> _Exercise objective_: Lines holding the string "that" are the ones to copy; find them all in the data.

> _Raw records_:

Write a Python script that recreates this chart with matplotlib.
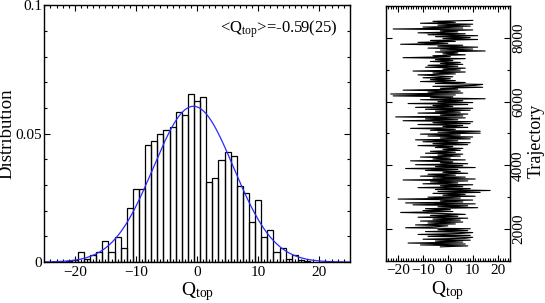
==
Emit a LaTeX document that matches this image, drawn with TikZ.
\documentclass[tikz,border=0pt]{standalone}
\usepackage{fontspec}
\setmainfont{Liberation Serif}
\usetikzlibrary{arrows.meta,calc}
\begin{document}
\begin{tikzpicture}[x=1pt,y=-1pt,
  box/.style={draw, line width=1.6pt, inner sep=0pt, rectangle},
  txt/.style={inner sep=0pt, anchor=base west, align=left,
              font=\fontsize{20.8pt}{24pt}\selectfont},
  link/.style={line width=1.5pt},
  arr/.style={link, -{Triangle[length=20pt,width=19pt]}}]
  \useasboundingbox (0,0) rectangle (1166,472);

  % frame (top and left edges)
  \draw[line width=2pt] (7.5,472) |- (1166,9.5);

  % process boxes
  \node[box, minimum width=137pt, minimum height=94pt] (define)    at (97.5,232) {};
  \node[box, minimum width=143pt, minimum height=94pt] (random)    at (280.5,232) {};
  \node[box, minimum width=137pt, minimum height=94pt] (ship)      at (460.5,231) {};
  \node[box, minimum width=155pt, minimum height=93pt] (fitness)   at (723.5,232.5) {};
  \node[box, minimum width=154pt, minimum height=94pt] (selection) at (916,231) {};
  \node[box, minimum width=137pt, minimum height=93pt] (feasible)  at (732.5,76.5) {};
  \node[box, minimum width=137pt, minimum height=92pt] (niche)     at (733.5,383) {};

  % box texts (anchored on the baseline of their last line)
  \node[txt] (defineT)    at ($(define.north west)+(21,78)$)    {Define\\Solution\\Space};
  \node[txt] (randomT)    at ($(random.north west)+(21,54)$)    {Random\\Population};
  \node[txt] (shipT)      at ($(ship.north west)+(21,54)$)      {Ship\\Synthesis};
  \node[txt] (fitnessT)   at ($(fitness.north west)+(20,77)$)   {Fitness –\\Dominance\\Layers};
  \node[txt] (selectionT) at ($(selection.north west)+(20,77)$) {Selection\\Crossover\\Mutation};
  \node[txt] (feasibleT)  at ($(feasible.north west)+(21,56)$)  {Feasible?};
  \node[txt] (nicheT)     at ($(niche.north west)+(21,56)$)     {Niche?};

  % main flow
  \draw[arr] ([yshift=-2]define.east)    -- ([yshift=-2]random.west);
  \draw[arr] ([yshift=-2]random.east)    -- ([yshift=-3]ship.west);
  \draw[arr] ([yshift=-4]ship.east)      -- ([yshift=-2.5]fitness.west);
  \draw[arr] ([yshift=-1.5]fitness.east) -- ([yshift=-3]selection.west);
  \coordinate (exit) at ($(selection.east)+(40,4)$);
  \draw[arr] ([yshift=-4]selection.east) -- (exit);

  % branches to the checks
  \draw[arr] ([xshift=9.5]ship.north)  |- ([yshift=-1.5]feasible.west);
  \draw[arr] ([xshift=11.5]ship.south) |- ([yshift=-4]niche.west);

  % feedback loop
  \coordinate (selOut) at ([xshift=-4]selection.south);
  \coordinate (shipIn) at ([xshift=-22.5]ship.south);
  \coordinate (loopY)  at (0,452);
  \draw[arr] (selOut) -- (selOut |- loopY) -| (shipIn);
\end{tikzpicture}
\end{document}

> _The solution_:
Write a Python script that recreates this chart with matplotlib.
Emit a LaTeX document that matches this image, drawn with TikZ.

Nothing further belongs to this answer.